El resultado evidente de este proceso es que hoy día las entidades locales por un lado apenas tienen margen de maniobra para incrementar los ingresos fiscales, y por otro lado no tienen capacidad para incrementar el gasto público (del cual depende la adecuada prestación de servicios públicos).

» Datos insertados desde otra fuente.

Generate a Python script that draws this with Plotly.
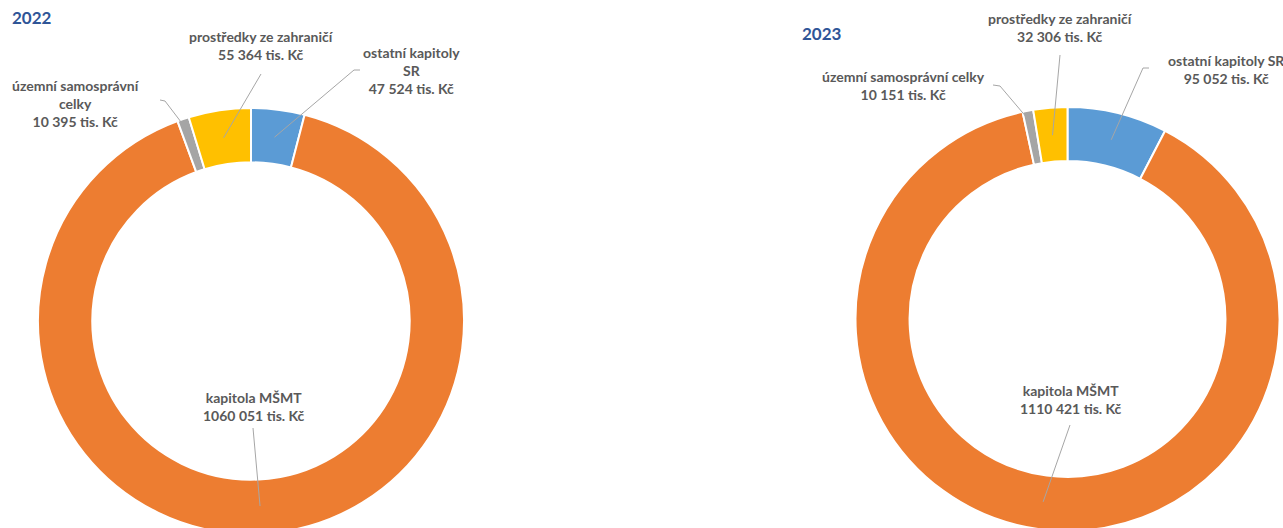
import math
import plotly.graph_objects as go

# ---------------- data ----------------
categories = ["ostatní kapitoly SR", "kapitola MŠMT", "územní samosprávní celky", "prostředky ze zahraničí"]
years = ["2022", "2023"]
values_2022 = [47524, 1060051, 10395, 55364]
values_2023 = [95052, 1110421, 10151, 32306]
labels_2022 = ["ostatní kapitoly<br>SR", "kapitola MŠMT", "územní samosprávní<br>celky", "prostředky ze zahraničí"]
labels_2023 = ["ostatní kapitoly SR", "kapitola MŠMT", "územní samosprávní celky", "prostředky ze zahraničí"]
unit = "tis. Kč"

# ---------------- style / layout ----------------
W, H = 1283, 540             # bottom few pixels fall outside the 528 px window, as in the original
colors = ["#5B9BD5", "#ED7D31", "#A5A5A5", "#FFC000"]
text_color = "#595959"
title_color = "#2F5597"
line_color = "#A6A6A6"
FONT = "Lato"
HOLE = 0.745
# positions below are in screen pixels
pie_center = [(251, 321), (1067.5, 319)]
pie_radius = [213, 212]
title_pos = [(10, 18), (800, 33)]
label_pos = [
    [(411, 70), (254, 406), (76, 103), (261, 46)],
    [(1226, 69), (1071, 399), (903, 86), (1060, 27)],
]
leader_pts = [
    [[(360, 70), (354, 70)], [(253, 428)], [(160, 100), (165, 101)], [(261, 74)]],
    [[(1149, 68), (1143, 68)], [(1070, 425)], [(993, 85), (1000, 86)], [(1060, 55)]],
]
anchor_frac = [0.87, 0.87, 0.95, 0.87]


def fmt(v):
    return f"{v // 1000} {v % 1000:03d}"


def px(x, y):
    return x / W, 1 - y / H


fig = go.Figure()
shapes = []
annotations = []
all_values = [values_2022, values_2023]
all_labels = [labels_2022, labels_2023]

for i, vals in enumerate(all_values):
    cx, cy = pie_center[i]
    r = pie_radius[i]
    fx, fy = cx, H - cy
    fig.add_trace(go.Pie(
        labels=categories, values=vals, sort=False, direction="clockwise", rotation=0,
        hole=HOLE, textinfo="none", hoverinfo="label+value",
        marker=dict(colors=colors, line=dict(color="white", width=2)),
        domain=dict(x=[(fx - r) / W, (fx + r) / W], y=[max(0, (fy - r) / H), min(1, (fy + r) / H)]),
        showlegend=False,
    ))
    total = sum(vals)
    cum = 0
    for k, v in enumerate(vals):
        mid = (cum + v / 2) / total * 2 * math.pi
        cum += v
        rr = r * anchor_frac[k]
        ax_, ay_ = cx + rr * math.sin(mid), cy - rr * math.cos(mid)
        pts = leader_pts[i][k] + [(ax_, ay_)]
        path = "M " + " L ".join(f"{px(x, y)[0]},{px(x, y)[1]}" for x, y in pts)
        shapes.append(dict(type="path", path=path, xref="paper", yref="paper",
                           line=dict(color=line_color, width=1)))
        lx, ly = label_pos[i][k]
        annotations.append(dict(
            x=px(lx, ly)[0], y=px(lx, ly)[1], xref="paper", yref="paper",
            text=f"<b>{all_labels[i][k]}<br>{fmt(v)} {unit}</b>", showarrow=False,
            xanchor="center", yanchor="middle", align="center",
            font=dict(family=FONT, size=14, color=text_color),
        ))
    tx, ty = title_pos[i]
    annotations.append(dict(
        x=px(tx, ty)[0], y=px(tx, ty)[1], xref="paper", yref="paper",
        text=f"<b>{years[i]}</b>", showarrow=False, xanchor="left", yanchor="middle",
        font=dict(family=FONT, size=17, color=title_color),
    ))

fig.update_layout(
    width=W, height=H, margin=dict(l=0, r=0, t=0, b=0),
    paper_bgcolor="white", plot_bgcolor="white",
    shapes=shapes, annotations=annotations,
    font=dict(family=FONT, color=text_color),
)
fig.write_html(
    "out.html",
    config={"displayModeBar": False},
    post_script="document.body.style.margin='0px';"
                "document.documentElement.style.overflow='hidden';"
                "document.body.style.overflow='hidden';",
)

Para más inri, incluso en el caso de que algún ayuntamiento con capacidad económica obtenga superávit, la propia legislación obliga a utilizar ese dinero sobrante para devolver deuda a acreedores financieros, por lo que no lo puede utilizar para mejorar la prestación de servicios públicos.

Y todo ello sin hablar de la “ley de Racionalización y Sostenibilidad de la Administración Local” y coloquialmente conocida como “ley de Haciendas Locales”, aprobada por el gobierno de Rajoy en 2013 para, entre otras cosas, arrebatar la gestión de muchos servicios públicos a los municipios de menos de 20.000 habitantes. El evidente deterioro que se produciría en la calidad de estos servicios es precisamente el motivo que ha llevado al ejecutivo de Rajoy a aplazar su aplicación –pensada originalmente para el 1 de enero de 2016–, y fue puesto de manifiesto por los defensores del municipalismo que alertaron de que con esa reforma los ayuntamientos perderán sus competencias en política social y no podrán seguir aplicando la ley de dependencia, ni tener abiertas las escuelas infantiles ni los comedores sociales, ni ofrecer atención a las víctimas de la violencia machista, ni dar becas de comedor a los niños necesitados, ni atención domiciliaria…

Cuando se trata de hacer comparaciones, al Gobierno no le gusta que recordemos que el problema fiscal que tenemos no es por el lado del gasto sino por el de los insuficientes ingresos. Son las estadísticas oficiales, las de Eurostat, las que muestran que los ingresos en el caso español representan el 38,6% del PIB, muy por debajo del 46,8% que, como media, se registró el año pasado en los 19 países que forman parte del euro. Mientras eso ocurría, los demonizados gastos se situaron en España en el 44,5% del PIB, frente al 49,4% que se registró en el conjunto del área euro. El resultado del análisis muestra que si España hubiera sido capaz de recaudar lo mismo que la media de la eurozona, en vez de tener un abultado déficit, tendría un superávit equivalente a 2,3 puntos porcentuales del PIB.

En vez de aceptar el enorme error político y estratégico cometido, se profundiza en las normas que lo causan. Salta a la vista que la legislación sobre estabilidad presupuestaria (que bebe del propio artículo 135 de la Constitución española tras la reforma que acometieron el Partido Socialista y el Partido Popular en 2011) que está orientada a reducir todo lo posible el tamaño del sector público ha impactado con fuerza en todo el país y, particularmente, en las comunidades y en las administraciones locales. Estamos hablando de unos postulados ideológicos disfrazados de responsabilidad fiscal que empujan a los gobernantes locales y autonómicos a recortar prestaciones públicas y por lo tanto a reducir la calidad de muchos servicios públicos que se prestan para garantizar el máximo nivel de bienestar de los habitantes: educación, provisión de agua, salud, transporte, seguridad, limpieza, medio ambiente, cultura, solidaridad social, y una larga relación de medidas que persiguen el desarrollo personal de nuestros vecinos y el desarrollo social de nuestras comunidades. Sin la prestación adecuada de unos servicios públicos de calidad la mayoría social nos veremos abocados a vivir en unas condiciones muy inferiores a las que nos podemos permitir acorde a las capacidades tecnológicas y técnicas de nuestra época y sociedad. Por eso es absolutamente necesario e indispensable que desde todos los ámbitos nos rebelemos con determinación frente a los salvajes principios neoliberales de estabilidad presupuestaria que ponen la economía al servicio de una minoría privilegiada a costa de menguar las condiciones de vida de la mayoría.